Marine Le Pen tritt an, um zu verlieren

Miesepeter, Donnerstag, 21.04.2022, 13:29 (vor 1350 Tagen) @ eastman3327 Views
bearbeitet von Miesepeter, Donnerstag, 21.04.2022, 14:08

In der zweiten Elefantenrunde (Youtube, nur für Französischsprachler) wiederholte sich exakt das selbe Muster, welches schon im ersten Duell vor 5 Jahren zu beobachten war. Damals sah man eine Marine Le Pen - welche in Sachen Rhetorik und Schlagfertigkeit in Deutschland von keinem Politiker erreicht wird - wie sie konträr zu all den Debatten und Interviews der Vorjahre im entscheidenden Moment völlig versagte, jegliche Klarheit vermissen liess, unzusammenhängend schwabulierte und dem Kontrahenten ständig unangenehm ins Wort fiel, während dieser den Grandseigneur und Oberlehrer gab. Es war seinerzeit jedem geschulten Beobachter ersichtlich, dass sie nicht sie selbst war bzw. anscheinend die Debatte gar nicht gewinnen wollte. Sie hat ihren miserablen Auftritt im Nachhinein dann auch eingeräumt und sich mit der Belastung des Wahlkampfs und grosser Müdigkeit entschuldigt. Im entscheidenden Augenblick zu müde zu sein und zu versagen ist natürlich nicht die beste Bewerbung für ein Präsidialamt, zumindest nicht in den Augen ihrer potentiellen Wähler, die noch in den Kategorien des vergangenen Jahrhunderts denken.

Gestern nun wieder das gleiche Bild, wenn auch subtiler und nicht mehr so augenscheinlich und für jedermann offensichtlich. Le Pens rhetorische Qualität liegt vor allem darin, in ihren Antworten schnell den Kern einer Sache, das Wesentliche herauszustellen und dann davon ausgehend die gestellte Frage (oft offene/unterschwellige Angriffe auf ihre Einstellung/Vergangenheit/Familie) anzugehen und den darin meist enthaltenen gegnerischen Standpunkt zu entkräften. Das kann sie aus dem Stegreif, von einem höheren Prinzip auf den Einzelfall argumentieren.

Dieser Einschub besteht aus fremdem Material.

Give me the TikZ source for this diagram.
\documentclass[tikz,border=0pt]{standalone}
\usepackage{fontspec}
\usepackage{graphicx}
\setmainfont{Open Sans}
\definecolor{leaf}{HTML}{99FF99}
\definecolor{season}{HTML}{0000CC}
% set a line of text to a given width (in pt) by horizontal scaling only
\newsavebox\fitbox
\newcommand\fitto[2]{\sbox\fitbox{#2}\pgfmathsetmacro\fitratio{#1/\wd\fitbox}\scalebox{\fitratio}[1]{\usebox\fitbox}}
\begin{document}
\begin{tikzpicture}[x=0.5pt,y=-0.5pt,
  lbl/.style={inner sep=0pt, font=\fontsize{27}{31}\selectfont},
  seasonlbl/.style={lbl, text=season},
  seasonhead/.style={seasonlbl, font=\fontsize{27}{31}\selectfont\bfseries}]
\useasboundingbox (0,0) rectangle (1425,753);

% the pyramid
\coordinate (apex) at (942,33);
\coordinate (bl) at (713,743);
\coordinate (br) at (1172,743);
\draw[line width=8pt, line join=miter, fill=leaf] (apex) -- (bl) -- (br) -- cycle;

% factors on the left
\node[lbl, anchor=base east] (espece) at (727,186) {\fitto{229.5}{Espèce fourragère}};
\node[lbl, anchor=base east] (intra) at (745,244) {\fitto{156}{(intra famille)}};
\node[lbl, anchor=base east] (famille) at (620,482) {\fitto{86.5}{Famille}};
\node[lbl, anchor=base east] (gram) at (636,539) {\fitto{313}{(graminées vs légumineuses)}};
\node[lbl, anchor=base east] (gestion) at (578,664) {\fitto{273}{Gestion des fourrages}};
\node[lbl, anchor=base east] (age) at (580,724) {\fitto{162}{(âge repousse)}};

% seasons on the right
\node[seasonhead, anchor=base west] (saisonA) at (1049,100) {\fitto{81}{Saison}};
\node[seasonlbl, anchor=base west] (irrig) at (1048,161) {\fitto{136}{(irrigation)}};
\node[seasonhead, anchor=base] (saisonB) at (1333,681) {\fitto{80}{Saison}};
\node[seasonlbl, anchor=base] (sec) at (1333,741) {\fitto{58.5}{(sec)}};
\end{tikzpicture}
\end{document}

Zu sehen gestern davon: nichts. Stattdessen sprang sie in ihren Antworten vom Stöckchen zum Steinchen, wieder weitestgehend inkoherent, so dass sich selbst der geneigte Zuschauer fragen musste, wie sie überhaupt in diese Runde kommen konnte. Eventuell unentschlossene Wähler kann sie nicht überzeugt haben, denn sie hat für sie keine klar erkennbaren Botschaften gehabt. Sie verlor sich im Detail und begrub ihre Vision für Frankreich darunter.

Sie wird wieder verlieren. Ihr Job ist es offenbar, den Protestwählern, welche (naiverweise) die Gesellschaft der 80/90er Jahre weitestgehend bewahren möchten, eine politische Heimat zu bieten, dabei auch durchaus das Overton-Window etwas zu verschieben (die öffentlichen Angriffe wie auch Macrons Attacken auf Le Pen sind inzwischen allgemein weniger hysterisch, einige ihrer Stammthemen finden auch Eingang in den nationalen Konsens, zb die Relokalisation der Wirtschaft, eine strengere Einwanderungspolitik, mehr Sicherheitskräfte), aber dabei auf keinen Fall in die Notlage zu kommen, die Regierungsverantwortung zu übernehmen und rückwärtsgewandte Politik zu betreiben.

Diesen Job macht sie jetzt seit 2 Jahrzehnten sehr gut.